WavLMRawNetSVBase
WavLM Large + RawNet2.5 Speaker Verification Base: End-to-End Speaker Verification Architecture
This architecture combines WavLM Large and RawNet2.5 to learn both micro and macro features directly from raw waveforms. The goal is to obtain a fully end-to-end model, avoiding any manual feature extraction (e.g., MFCC, mel-spectrogram).

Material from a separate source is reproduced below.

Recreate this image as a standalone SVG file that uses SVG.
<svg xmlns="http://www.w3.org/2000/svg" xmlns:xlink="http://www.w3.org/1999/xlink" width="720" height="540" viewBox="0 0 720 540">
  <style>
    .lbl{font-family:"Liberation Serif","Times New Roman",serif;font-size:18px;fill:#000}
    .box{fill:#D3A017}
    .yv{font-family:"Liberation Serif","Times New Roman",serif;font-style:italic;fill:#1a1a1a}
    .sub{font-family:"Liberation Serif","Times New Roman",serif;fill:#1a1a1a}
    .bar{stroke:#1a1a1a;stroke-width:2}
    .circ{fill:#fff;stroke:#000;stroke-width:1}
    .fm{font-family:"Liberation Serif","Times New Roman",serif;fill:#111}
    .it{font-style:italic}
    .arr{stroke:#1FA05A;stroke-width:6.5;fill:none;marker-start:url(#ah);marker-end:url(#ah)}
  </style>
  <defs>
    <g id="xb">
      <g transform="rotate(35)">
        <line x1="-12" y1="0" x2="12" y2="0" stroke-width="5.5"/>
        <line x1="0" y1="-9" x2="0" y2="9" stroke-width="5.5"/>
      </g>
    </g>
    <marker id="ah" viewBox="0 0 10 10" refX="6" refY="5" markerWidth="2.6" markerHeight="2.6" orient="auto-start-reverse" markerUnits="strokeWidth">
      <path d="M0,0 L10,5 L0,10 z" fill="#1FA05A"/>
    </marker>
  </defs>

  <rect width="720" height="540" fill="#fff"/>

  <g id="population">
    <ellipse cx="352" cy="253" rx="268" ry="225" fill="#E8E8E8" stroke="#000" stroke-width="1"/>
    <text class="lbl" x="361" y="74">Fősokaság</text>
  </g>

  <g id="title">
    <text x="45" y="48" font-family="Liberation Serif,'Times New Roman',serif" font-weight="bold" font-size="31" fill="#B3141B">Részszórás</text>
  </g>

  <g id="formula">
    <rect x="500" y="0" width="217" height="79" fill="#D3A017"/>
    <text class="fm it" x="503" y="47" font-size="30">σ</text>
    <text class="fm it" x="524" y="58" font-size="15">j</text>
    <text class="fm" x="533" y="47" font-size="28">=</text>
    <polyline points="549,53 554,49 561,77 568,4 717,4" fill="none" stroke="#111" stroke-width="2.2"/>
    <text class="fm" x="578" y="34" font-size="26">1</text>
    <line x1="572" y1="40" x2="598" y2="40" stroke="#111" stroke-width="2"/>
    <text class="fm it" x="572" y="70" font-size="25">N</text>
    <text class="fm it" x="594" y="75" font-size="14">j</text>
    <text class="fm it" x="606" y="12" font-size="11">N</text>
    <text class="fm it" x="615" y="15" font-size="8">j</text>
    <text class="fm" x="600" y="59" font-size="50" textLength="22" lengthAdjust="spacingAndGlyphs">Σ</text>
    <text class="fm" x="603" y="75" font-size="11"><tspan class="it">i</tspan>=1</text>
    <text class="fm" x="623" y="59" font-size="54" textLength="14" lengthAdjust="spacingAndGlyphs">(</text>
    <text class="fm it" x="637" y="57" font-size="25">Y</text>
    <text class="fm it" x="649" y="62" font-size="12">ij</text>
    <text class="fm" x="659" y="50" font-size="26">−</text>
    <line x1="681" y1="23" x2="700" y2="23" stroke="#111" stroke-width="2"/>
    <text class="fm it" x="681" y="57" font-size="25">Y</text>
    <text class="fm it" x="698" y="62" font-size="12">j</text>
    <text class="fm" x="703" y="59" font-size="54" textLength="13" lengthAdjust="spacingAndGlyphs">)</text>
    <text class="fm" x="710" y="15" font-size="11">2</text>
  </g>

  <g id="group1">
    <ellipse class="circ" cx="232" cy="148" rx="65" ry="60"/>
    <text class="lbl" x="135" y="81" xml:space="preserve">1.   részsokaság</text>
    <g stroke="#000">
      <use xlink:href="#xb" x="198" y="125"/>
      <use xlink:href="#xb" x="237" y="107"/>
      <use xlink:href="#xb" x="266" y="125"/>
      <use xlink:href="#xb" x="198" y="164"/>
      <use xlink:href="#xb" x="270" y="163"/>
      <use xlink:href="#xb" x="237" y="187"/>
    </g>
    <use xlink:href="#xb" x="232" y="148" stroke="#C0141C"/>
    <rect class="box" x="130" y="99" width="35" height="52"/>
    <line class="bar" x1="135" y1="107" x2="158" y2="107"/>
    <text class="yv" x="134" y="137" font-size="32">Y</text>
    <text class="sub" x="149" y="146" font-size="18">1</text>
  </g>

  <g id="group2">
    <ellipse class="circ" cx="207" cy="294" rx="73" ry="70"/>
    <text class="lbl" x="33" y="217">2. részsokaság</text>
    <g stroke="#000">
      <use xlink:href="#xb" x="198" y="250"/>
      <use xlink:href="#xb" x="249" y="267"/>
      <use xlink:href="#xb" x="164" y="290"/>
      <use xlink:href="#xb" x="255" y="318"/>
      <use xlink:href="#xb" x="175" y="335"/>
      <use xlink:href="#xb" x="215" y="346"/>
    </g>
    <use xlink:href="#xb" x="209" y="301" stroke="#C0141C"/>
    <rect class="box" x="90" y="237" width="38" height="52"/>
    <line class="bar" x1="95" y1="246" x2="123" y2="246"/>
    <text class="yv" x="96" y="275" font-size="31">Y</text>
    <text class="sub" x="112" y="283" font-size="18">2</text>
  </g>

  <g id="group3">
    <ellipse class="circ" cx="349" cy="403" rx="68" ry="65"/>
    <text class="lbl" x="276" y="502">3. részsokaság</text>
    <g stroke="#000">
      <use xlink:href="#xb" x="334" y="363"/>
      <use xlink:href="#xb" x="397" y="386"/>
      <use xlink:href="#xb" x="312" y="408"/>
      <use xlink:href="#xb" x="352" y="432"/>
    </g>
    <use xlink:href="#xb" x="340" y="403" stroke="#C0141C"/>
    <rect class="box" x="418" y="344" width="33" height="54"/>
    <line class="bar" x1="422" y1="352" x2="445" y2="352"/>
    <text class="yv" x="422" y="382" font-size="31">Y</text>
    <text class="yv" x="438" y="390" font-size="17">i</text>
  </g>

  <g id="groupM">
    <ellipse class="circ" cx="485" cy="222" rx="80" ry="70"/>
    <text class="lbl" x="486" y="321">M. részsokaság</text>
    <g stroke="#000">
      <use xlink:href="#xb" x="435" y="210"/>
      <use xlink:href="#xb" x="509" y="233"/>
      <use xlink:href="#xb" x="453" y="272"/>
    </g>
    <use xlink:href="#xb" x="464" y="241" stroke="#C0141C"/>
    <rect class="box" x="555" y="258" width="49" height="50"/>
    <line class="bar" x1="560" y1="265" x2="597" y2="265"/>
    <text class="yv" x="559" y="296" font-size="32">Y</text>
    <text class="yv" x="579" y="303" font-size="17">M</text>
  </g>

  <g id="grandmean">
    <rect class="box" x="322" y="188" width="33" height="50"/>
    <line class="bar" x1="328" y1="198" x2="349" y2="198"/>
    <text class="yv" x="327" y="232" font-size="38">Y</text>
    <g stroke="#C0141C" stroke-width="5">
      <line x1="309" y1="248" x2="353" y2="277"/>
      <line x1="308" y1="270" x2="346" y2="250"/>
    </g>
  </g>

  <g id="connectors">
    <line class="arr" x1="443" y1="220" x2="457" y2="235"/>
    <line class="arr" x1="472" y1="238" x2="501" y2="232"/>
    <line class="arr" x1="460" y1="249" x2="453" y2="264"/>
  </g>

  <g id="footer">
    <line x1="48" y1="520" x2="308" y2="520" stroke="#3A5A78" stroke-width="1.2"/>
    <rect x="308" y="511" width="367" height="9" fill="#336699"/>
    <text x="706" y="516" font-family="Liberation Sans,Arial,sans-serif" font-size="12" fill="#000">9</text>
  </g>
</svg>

Instead, the network itself discovers the most relevant frequency and temporal patterns for speaker verification.
Note: If you would like to contribute to this repository, please read the CONTRIBUTING first.
Table of Contents
- Introduction
- Architecture
- Reports
- Demo
- Prerequisites
- Installation
- Usage
- File Structure
- Version Control System
- Upcoming
- Documentations
- License
- Links
- Team
- Contact
- Citation
Introduction
Combine WavLM Large and RawNet2.5
WavLM Large (Transformer-based)
- Developed by Microsoft, WavLM relies on self-attention layers that capture fine-grained (
frame-level
) or “micro” acoustic features. - It produces a 1024-dimensional embedding, focusing on localized, short-term variations in the speech signal.

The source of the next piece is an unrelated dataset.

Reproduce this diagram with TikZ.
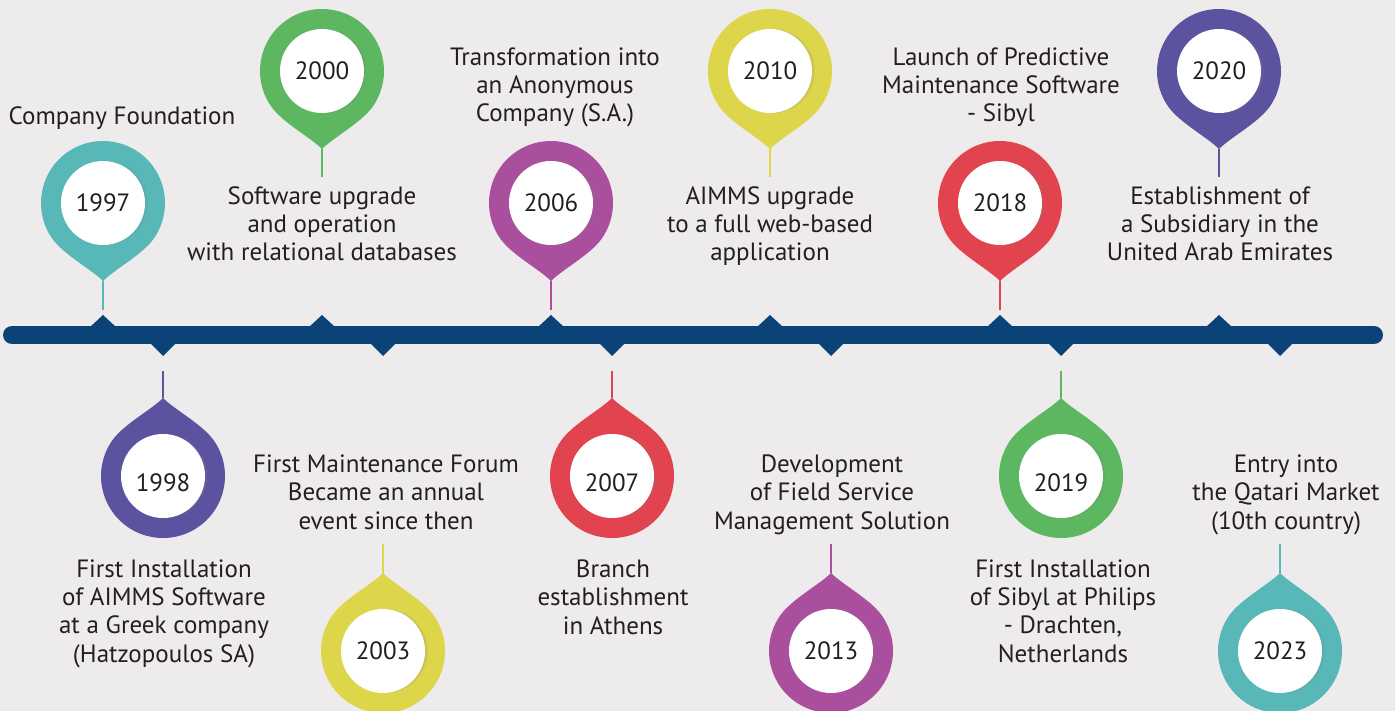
\documentclass[tikz,border=0pt]{standalone}
\usepackage{fontspec}
\setmainfont{PT Sans}
\usetikzlibrary{shadows}

\definecolor{paper}{HTML}{EDEBEC}
\definecolor{ink}{HTML}{231F20}
\definecolor{barblue}{HTML}{0B4379}
\definecolor{pinteal}{HTML}{57B8B7}
\definecolor{pinpurple}{HTML}{5B539F}
\definecolor{pingreen}{HTML}{5DB761}
\definecolor{pinmagenta}{HTML}{A94F9E}
\definecolor{pinyellow}{HTML}{DDD64B}
\definecolor{pinred}{HTML}{E1444F}

\begin{document}
\begin{tikzpicture}[x=1pt,y=-1pt,
    event/.style={align=center,anchor=base,text=ink,font=\fontsize{25}{28.3}\selectfont},
    year/.style={circle,fill=white,minimum size=84pt,inner sep=0pt,text=ink,
        font=\fontsize{25}{28}\selectfont,
        drop shadow={shadow xshift=3pt,shadow yshift=0pt,opacity=.12},
        drop shadow={shadow xshift=1.5pt,shadow yshift=0pt,opacity=.12}},
    low/.style={text height=31pt,text depth=0pt},
    stem/.style={line width=1.5pt},
    pics/drop/.style={code={
        \path[pic actions] (0,78) .. controls (-12,66) and (-39,52) .. (145:62)
            arc[start angle=145,end angle=395,radius=62]
            .. controls (39,52) and (12,66) .. cycle;
        \coordinate (-tip) at (0,78);
    }}]
\useasboundingbox[fill=paper] (0,0) rectangle (1395,711);

% the time line with its notches
\draw[barblue,line width=18pt,line cap=round] (12,335) -- (1374,335);
\foreach \x in {103,322,551,770,1000,1219}
    \fill[barblue] (\x-13,327) -- (\x,315) -- (\x+13,327) -- cycle;
\foreach \x in {163,383,612,831,1061,1280}
    \fill[barblue] (\x-13,343) -- (\x,356) -- (\x+13,343) -- cycle;

% pins above the line (texts are placed by their last baseline)
\pic[fill=pinteal] (p1997) at (103,203) {drop};
\node[year] (y1997) at (103,203) {1997};
\coordinate (b1997) at (103,310);
\draw[stem,pinteal] (p1997-tip) -- (b1997);
\node[event] (t1997) at (122,125) {Company Foundation};

\pic[fill=pingreen] (p2000) at (322,71) {drop};
\node[year] (y2000) at (322,71) {2000};
\coordinate (b2000) at (322,177);
\draw[stem,pingreen] (p2000-tip) -- (b2000);
\node[event] (t2000) at (322,261) {Software upgrade\\and operation\\with relational databases};

\pic[fill=pinmagenta] (p2006) at (551,203) {drop};
\node[year] (y2006) at (551,203) {2006};
\coordinate (b2006) at (551,310);
\draw[stem,pinmagenta] (p2006-tip) -- (b2006);
\node[event] (t2006) at (555,122) {Transformation into\\an Anonymous\\Company (S.A.)};

\pic[fill=pinyellow] (p2010) at (770,71) {drop};
\node[year] (y2010) at (770,71) {2010};
\coordinate (b2010) at (770,177);
\draw[stem,pinyellow] (p2010-tip) -- (b2010);
\node[event] (t2010) at (770,261) {AIMMS upgrade\\to a full web-based\\application};

\pic[fill=pinred] (p2018) at (1000,203) {drop};
\node[year] (y2018) at (1000,203) {2018};
\coordinate (b2018) at (1000,310);
\draw[stem,pinred] (p2018-tip) -- (b2018);
\node[event] (t2018) at (1001,122) {Launch of Predictive\\Maintenance Software\\- Sibyl};

\pic[fill=pinpurple] (p2020) at (1219,71) {drop};
\node[year] (y2020) at (1219,71) {2020};
\coordinate (b2020) at (1219,177);
\draw[stem,pinpurple] (p2020-tip) -- (b2020);
\node[event] (t2020) at (1220,261) {Establishment of\\a Subsidiary in the\\United Arab Emirates};

% pins below the line
\pic[fill=pinpurple,rotate=180] (p1998) at (163,476) {drop};
\node[year,low] (y1998) at (163,476) {1998};
\coordinate (b1998) at (163,371);
\draw[stem,pinpurple] (b1998) -- (p1998-tip);
\node[event] (t1998) at (164,662) {First Installation\\of AIMMS Software\\at a Greek company\\(Hatzopoulos SA)};

\pic[fill=pinyellow,rotate=180] (p2003) at (383,651) {drop};
\node[year] (y2003) at (383,651) {2003};
\coordinate (b2003) at (383,544);
\draw[stem,pinyellow] (b2003) -- (p2003-tip);
\node[event] (t2003) at (386,529) {First Maintenance Forum\\Became an annual\\event since then};

\pic[fill=pinred,rotate=180] (p2007) at (612,476) {drop};
\node[year,low] (y2007) at (612,476) {2007};
\coordinate (b2007) at (612,371);
\draw[stem,pinred] (b2007) -- (p2007-tip);
\node[event] (t2007) at (613,634) {Branch\\establishment\\in Athens};

\pic[fill=pinmagenta,rotate=180] (p2013) at (831,651) {drop};
\node[year] (y2013) at (831,651) {2013};
\coordinate (b2013) at (831,544);
\draw[stem,pinmagenta] (b2013) -- (p2013-tip);
\node[event] (t2013) at (832,529) {Development\\of Field Service\\Management Solution};

\pic[fill=pingreen,rotate=180] (p2019) at (1061,476) {drop};
\node[year,low] (y2019) at (1061,476) {2019};
\coordinate (b2019) at (1061,371);
\draw[stem,pingreen] (b2019) -- (p2019-tip);
\node[event] (t2019) at (1063,662) {First Installation\\of Sibyl at Philips\\- Drachten,\\Netherlands};

\pic[fill=pinteal,rotate=180] (p2023) at (1280,651) {drop};
\node[year] (y2023) at (1280,651) {2023};
\coordinate (b2023) at (1280,544);
\draw[stem,pinteal] (b2023) -- (p2023-tip);
\node[event] (t2023) at (1286,529) {Entry into\\the Qatari Market\\(10th country)};
\end{tikzpicture}
\end{document}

- Developed by Microsoft, WavLM relies on self-attention layers that capture fine-grained (
RawNet2.5 (SincConv + Residual Stack)
- Uses SincConv and residual blocks to summarize the raw signal on a broader (macro) scale.

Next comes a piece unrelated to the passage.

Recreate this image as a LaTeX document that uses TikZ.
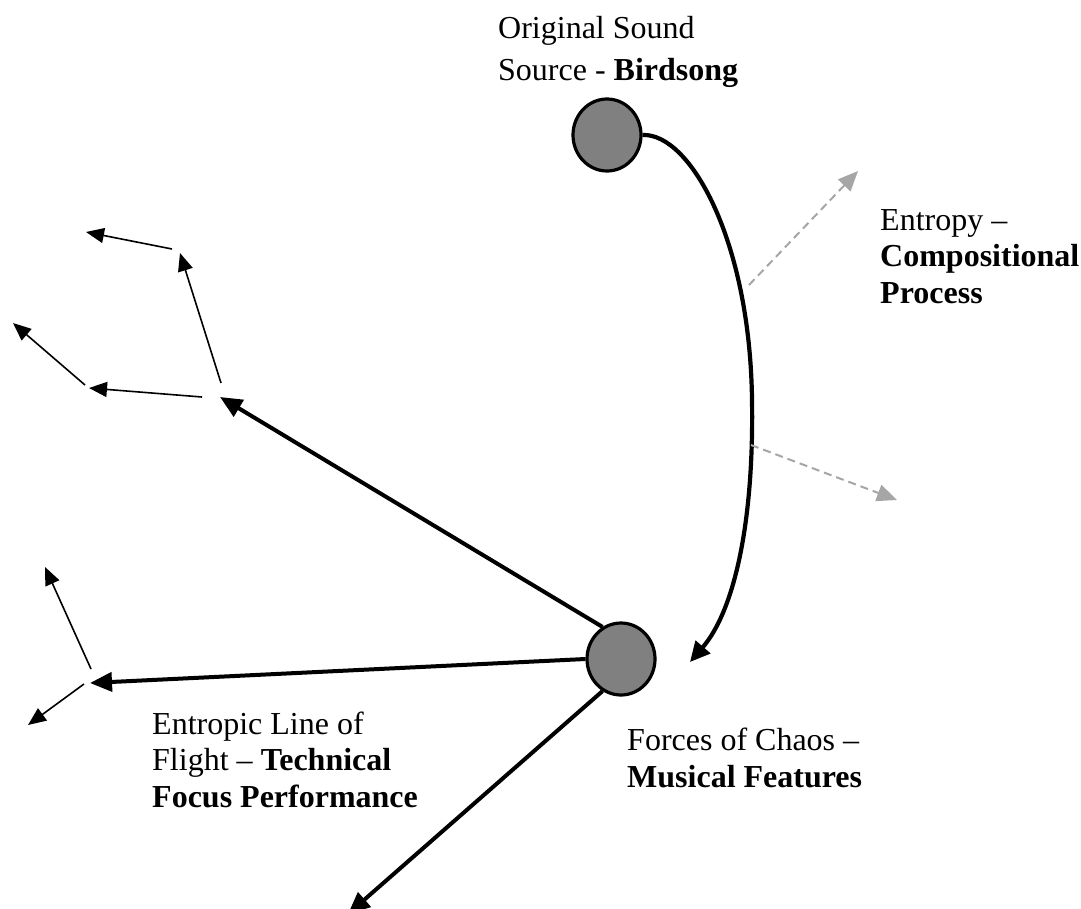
\documentclass[tikz,border=0pt]{standalone}
\usepackage{fontspec}
\setmainfont{Liberation Serif}
\usetikzlibrary{arrows.meta,shapes.geometric}

\definecolor{blobgray}{HTML}{808080}
\definecolor{dashgray}{HTML}{A6A6A6}

\begin{document}
\begin{tikzpicture}[x=1pt,y=-1pt,
  blob/.style={ellipse, draw=black, line width=3.2pt, fill=blobgray,
    minimum width=68pt, minimum height=72pt, inner sep=0pt},
  thickarrow/.style={line width=4pt, -{Triangle[length=22pt,width=19pt]}},
  curvearrow/.style={line width=4.2pt, -{Triangle[length=20pt,width=19pt]}},
  thinarrow/.style={line width=1.6pt, -{Triangle[length=18pt,width=15pt]}},
  dasharrow/.style={draw=dashgray, line width=2pt, dash pattern=on 8pt off 5pt,
    -{Triangle[length=20pt,width=17pt]}},
  lbl/.style={align=left, anchor=base west, inner sep=0pt,
    font=\fontsize{32}{36.5}\selectfont}
]
\useasboundingbox (0,0) rectangle (1081,908);

% the two grey nodes
\node[blob] (src) at (607,135) {};
\node[blob] (chaos) at (621,659) {};

% curved path from the sound source down to the forces of chaos
\coordinate (curveend) at (690,662);
\draw[curvearrow] (src.east) .. controls (690,133) and (750,240) .. (752,400)
  .. controls (754,520) and (735,610) .. (curveend);

% entropy offshoots (dashed)
\coordinate (e1s) at (749,285);
\coordinate (e1t) at (858,171);
\coordinate (e2s) at (751,445);
\coordinate (e2t) at (897,500);
\draw[dasharrow] (e1s) -- (e1t);
\draw[dasharrow] (e2s) -- (e2t);

% lines of flight out of the chaos node
\coordinate (t1) at (220,397);
\coordinate (t2) at (90,683);
\coordinate (t3) at (348,914);
\draw[thickarrow] (chaos.120) -- (t1);
\draw[thickarrow] (chaos.west) -- (t2);
\draw[thickarrow] (chaos.240) -- (t3);

% small branching arrows
\coordinate (a1s) at (221,383); \coordinate (a1t) at (180,253);
\coordinate (a2s) at (172,249); \coordinate (a2t) at (86,232);
\coordinate (a3s) at (202,397); \coordinate (a3t) at (89,388);
\coordinate (a4s) at (85,385);  \coordinate (a4t) at (13,323);
\coordinate (a5s) at (91,669);  \coordinate (a5t) at (45,567);
\coordinate (a6s) at (84,684);  \coordinate (a6t) at (28,725);
\draw[thinarrow] (a1s) -- (a1t);
\draw[thinarrow] (a2s) -- (a2t);
\draw[thinarrow] (a3s) -- (a3t);
\draw[thinarrow] (a4s) -- (a4t);
\draw[thinarrow] (a5s) -- (a5t);
\draw[thinarrow] (a6s) -- (a6t);

% labels (anchored at the baseline of their last line)
\node[lbl] (srclab) at (498,80) {Original Sound\\[5.5pt]Source - \textbf{Birdsong}};
\node[lbl] (entlab) at (880,303) {Entropy –\\\textbf{Compositional}\\\textbf{Process}};
\node[lbl] (flightlab) at (152,807) {Entropic Line of\\Flight – \textbf{Technical}\\\textbf{Focus Performance}};
\node[lbl] (chaoslab) at (627,787) {Forces of Chaos –\\\textbf{Musical Features}};
\end{tikzpicture}
\end{document}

- The Attentive Stats Pooling layer aggregates mean + std across the entire time axis (with learnable attention), capturing global speaker characteristics.
- Outputs a 256-dimensional embedding, representing the overall, longer-term structure of the speech.
These two approaches complement each other: WavLM Large excels at fine-detailed temporal features, while RawNet2.5 captures a more global, statistical overview.
Architectural Flow
Raw Audio Input
- No manual preprocessing (like MFCC or mel-spectrogram).
- A minimal Transform and Segment step (mono conversion, resample, slice/pad) formats the data into shape
(B, T)
.
RawNet2.5 (Macro Features)
- SincConv: Learns band-pass filters in a frequency-focused manner, constrained by low/high cutoff frequencies.
- ResidualStack: A set of residual blocks (optionally with SEBlock) refines the representation.
- Attentive Stats Pooling: Aggregates time-domain information into mean and std with a learnable attention mechanism.
- A final FC layer yields a 256-dimensional embedding.
WavLM Large (Micro Features)
- Transformer layers operate at
frame-level
, capturing fine-grained details. - Produces a 1024-dimensional embedding after mean pooling across time.
- Transformer layers operate at
Fusion Layer
- Concatenate the 256-dim RawNet2.5 embedding with the 1024-dim WavLM embedding, resulting in 1280 dimensions.
- A Linear(1280 → 256) + ReLU layer reduces it to a 256-dim Fusion Embedding, combining micro and macro insights.
AMSoftmax Loss
- During training, the 256-dim fusion embedding is passed to an AMSoftmax classifier (with margin + scale).
- Embeddings of the same speaker are pulled closer, while different speakers are pushed apart in the angular space.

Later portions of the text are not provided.